Task statement: Your task is to print all of the material verbatim.

Dataset extract:
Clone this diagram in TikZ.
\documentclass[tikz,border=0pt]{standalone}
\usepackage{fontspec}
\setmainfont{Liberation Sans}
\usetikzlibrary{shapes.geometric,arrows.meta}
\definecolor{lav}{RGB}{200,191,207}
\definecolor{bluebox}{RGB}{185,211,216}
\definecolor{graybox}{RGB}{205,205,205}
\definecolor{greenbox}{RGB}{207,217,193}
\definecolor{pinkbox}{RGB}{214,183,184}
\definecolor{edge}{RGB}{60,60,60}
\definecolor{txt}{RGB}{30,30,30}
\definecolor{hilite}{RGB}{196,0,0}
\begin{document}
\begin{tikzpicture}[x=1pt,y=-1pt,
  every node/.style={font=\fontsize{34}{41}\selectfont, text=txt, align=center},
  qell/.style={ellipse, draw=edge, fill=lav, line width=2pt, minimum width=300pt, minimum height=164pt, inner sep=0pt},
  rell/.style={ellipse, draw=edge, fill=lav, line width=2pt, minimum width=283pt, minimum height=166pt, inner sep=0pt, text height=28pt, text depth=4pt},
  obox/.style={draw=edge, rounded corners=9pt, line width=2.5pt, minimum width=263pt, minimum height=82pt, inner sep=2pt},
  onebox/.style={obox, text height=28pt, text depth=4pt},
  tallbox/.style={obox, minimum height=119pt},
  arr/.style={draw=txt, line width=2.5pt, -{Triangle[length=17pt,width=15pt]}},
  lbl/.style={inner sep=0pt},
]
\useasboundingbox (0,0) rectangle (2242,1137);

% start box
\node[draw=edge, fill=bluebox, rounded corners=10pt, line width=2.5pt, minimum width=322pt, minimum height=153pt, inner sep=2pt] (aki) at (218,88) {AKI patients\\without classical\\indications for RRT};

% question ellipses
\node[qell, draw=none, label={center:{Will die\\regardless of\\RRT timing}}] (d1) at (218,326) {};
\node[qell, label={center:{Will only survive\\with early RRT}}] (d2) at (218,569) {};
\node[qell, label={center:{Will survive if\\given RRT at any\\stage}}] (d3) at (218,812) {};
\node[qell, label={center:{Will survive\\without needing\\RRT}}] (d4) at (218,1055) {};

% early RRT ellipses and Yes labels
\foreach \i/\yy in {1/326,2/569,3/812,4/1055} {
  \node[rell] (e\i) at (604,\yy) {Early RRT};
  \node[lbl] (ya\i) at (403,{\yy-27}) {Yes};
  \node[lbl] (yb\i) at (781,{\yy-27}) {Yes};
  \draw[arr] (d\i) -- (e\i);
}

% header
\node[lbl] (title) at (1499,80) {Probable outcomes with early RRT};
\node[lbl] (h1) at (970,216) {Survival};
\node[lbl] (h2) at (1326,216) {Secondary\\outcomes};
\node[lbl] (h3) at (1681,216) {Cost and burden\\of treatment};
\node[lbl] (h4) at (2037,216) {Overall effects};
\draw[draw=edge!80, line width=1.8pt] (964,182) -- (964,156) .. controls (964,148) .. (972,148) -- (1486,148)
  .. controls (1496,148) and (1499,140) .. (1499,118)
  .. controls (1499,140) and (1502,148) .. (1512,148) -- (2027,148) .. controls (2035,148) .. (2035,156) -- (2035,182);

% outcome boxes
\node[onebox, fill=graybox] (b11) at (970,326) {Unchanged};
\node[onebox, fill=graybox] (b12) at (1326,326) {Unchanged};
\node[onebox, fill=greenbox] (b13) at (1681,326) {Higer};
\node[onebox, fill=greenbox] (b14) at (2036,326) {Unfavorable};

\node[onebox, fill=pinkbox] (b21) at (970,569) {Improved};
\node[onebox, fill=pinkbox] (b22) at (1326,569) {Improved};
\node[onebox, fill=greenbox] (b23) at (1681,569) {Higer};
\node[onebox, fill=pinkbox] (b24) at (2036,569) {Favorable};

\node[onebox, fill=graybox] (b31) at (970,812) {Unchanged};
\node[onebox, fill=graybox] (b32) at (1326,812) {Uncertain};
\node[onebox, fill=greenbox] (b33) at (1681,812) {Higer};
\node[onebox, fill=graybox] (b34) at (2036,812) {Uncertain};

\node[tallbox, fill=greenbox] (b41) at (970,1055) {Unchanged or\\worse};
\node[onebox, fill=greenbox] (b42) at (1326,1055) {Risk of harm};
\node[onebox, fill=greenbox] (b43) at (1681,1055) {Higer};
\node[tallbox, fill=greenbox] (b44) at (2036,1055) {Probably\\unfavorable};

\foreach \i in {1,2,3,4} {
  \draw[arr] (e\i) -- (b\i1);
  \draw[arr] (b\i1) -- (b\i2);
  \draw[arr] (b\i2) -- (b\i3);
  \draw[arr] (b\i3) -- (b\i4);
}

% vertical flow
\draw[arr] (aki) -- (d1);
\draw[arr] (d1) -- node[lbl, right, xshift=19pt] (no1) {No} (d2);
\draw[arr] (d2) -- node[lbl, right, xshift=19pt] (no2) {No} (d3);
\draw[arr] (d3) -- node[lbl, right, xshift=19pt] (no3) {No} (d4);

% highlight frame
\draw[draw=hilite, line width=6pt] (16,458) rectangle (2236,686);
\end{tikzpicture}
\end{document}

Exercise output:
Clone this diagram in TikZ.
\documentclass[tikz,border=0pt]{standalone}
\usepackage{fontspec}
\setmainfont{Liberation Sans}
\usetikzlibrary{shapes.geometric,arrows.meta}
\definecolor{lav}{RGB}{200,191,207}
\definecolor{bluebox}{RGB}{185,211,216}
\definecolor{graybox}{RGB}{205,205,205}
\definecolor{greenbox}{RGB}{207,217,193}
\definecolor{pinkbox}{RGB}{214,183,184}
\definecolor{edge}{RGB}{60,60,60}
\definecolor{txt}{RGB}{30,30,30}
\definecolor{hilite}{RGB}{196,0,0}
\begin{document}
\begin{tikzpicture}[x=1pt,y=-1pt,
  every node/.style={font=\fontsize{34}{41}\selectfont, text=txt, align=center},
  qell/.style={ellipse, draw=edge, fill=lav, line width=2pt, minimum width=300pt, minimum height=164pt, inner sep=0pt},
  rell/.style={ellipse, draw=edge, fill=lav, line width=2pt, minimum width=283pt, minimum height=166pt, inner sep=0pt, text height=28pt, text depth=4pt},
  obox/.style={draw=edge, rounded corners=9pt, line width=2.5pt, minimum width=263pt, minimum height=82pt, inner sep=2pt},
  onebox/.style={obox, text height=28pt, text depth=4pt},
  tallbox/.style={obox, minimum height=119pt},
  arr/.style={draw=txt, line width=2.5pt, -{Triangle[length=17pt,width=15pt]}},
  lbl/.style={inner sep=0pt},
]
\useasboundingbox (0,0) rectangle (2242,1137);

% start box
\node[draw=edge, fill=bluebox, rounded corners=10pt, line width=2.5pt, minimum width=322pt, minimum height=153pt, inner sep=2pt] (aki) at (218,88) {AKI patients\\without classical\\indications for RRT};

% question ellipses
\node[qell, draw=none, label={center:{Will die\\regardless of\\RRT timing}}] (d1) at (218,326) {};
\node[qell, label={center:{Will only survive\\with early RRT}}] (d2) at (218,569) {};
\node[qell, label={center:{Will survive if\\given RRT at any\\stage}}] (d3) at (218,812) {};
\node[qell, label={center:{Will survive\\without needing\\RRT}}] (d4) at (218,1055) {};

% early RRT ellipses and Yes labels
\foreach \i/\yy in {1/326,2/569,3/812,4/1055} {
  \node[rell] (e\i) at (604,\yy) {Early RRT};
  \node[lbl] (ya\i) at (403,{\yy-27}) {Yes};
  \node[lbl] (yb\i) at (781,{\yy-27}) {Yes};
  \draw[arr] (d\i) -- (e\i);
}

% header
\node[lbl] (title) at (1499,80) {Probable outcomes with early RRT};
\node[lbl] (h1) at (970,216) {Survival};
\node[lbl] (h2) at (1326,216) {Secondary\\outcomes};
\node[lbl] (h3) at (1681,216) {Cost and burden\\of treatment};
\node[lbl] (h4) at (2037,216) {Overall effects};
\draw[draw=edge!80, line width=1.8pt] (964,182) -- (964,156) .. controls (964,148) .. (972,148) -- (1486,148)
  .. controls (1496,148) and (1499,140) .. (1499,118)
  .. controls (1499,140) and (1502,148) .. (1512,148) -- (2027,148) .. controls (2035,148) .. (2035,156) -- (2035,182);

% outcome boxes
\node[onebox, fill=graybox] (b11) at (970,326) {Unchanged};
\node[onebox, fill=graybox] (b12) at (1326,326) {Unchanged};
\node[onebox, fill=greenbox] (b13) at (1681,326) {Higer};
\node[onebox, fill=greenbox] (b14) at (2036,326) {Unfavorable};

\node[onebox, fill=pinkbox] (b21) at (970,569) {Improved};
\node[onebox, fill=pinkbox] (b22) at (1326,569) {Improved};
\node[onebox, fill=greenbox] (b23) at (1681,569) {Higer};
\node[onebox, fill=pinkbox] (b24) at (2036,569) {Favorable};

\node[onebox, fill=graybox] (b31) at (970,812) {Unchanged};
\node[onebox, fill=graybox] (b32) at (1326,812) {Uncertain};
\node[onebox, fill=greenbox] (b33) at (1681,812) {Higer};
\node[onebox, fill=graybox] (b34) at (2036,812) {Uncertain};

\node[tallbox, fill=greenbox] (b41) at (970,1055) {Unchanged or\\worse};
\node[onebox, fill=greenbox] (b42) at (1326,1055) {Risk of harm};
\node[onebox, fill=greenbox] (b43) at (1681,1055) {Higer};
\node[tallbox, fill=greenbox] (b44) at (2036,1055) {Probably\\unfavorable};

\foreach \i in {1,2,3,4} {
  \draw[arr] (e\i) -- (b\i1);
  \draw[arr] (b\i1) -- (b\i2);
  \draw[arr] (b\i2) -- (b\i3);
  \draw[arr] (b\i3) -- (b\i4);
}

% vertical flow
\draw[arr] (aki) -- (d1);
\draw[arr] (d1) -- node[lbl, right, xshift=19pt] (no1) {No} (d2);
\draw[arr] (d2) -- node[lbl, right, xshift=19pt] (no2) {No} (d3);
\draw[arr] (d3) -- node[lbl, right, xshift=19pt] (no3) {No} (d4);

% highlight frame
\draw[draw=hilite, line width=6pt] (16,458) rectangle (2236,686);
\end{tikzpicture}
\end{document}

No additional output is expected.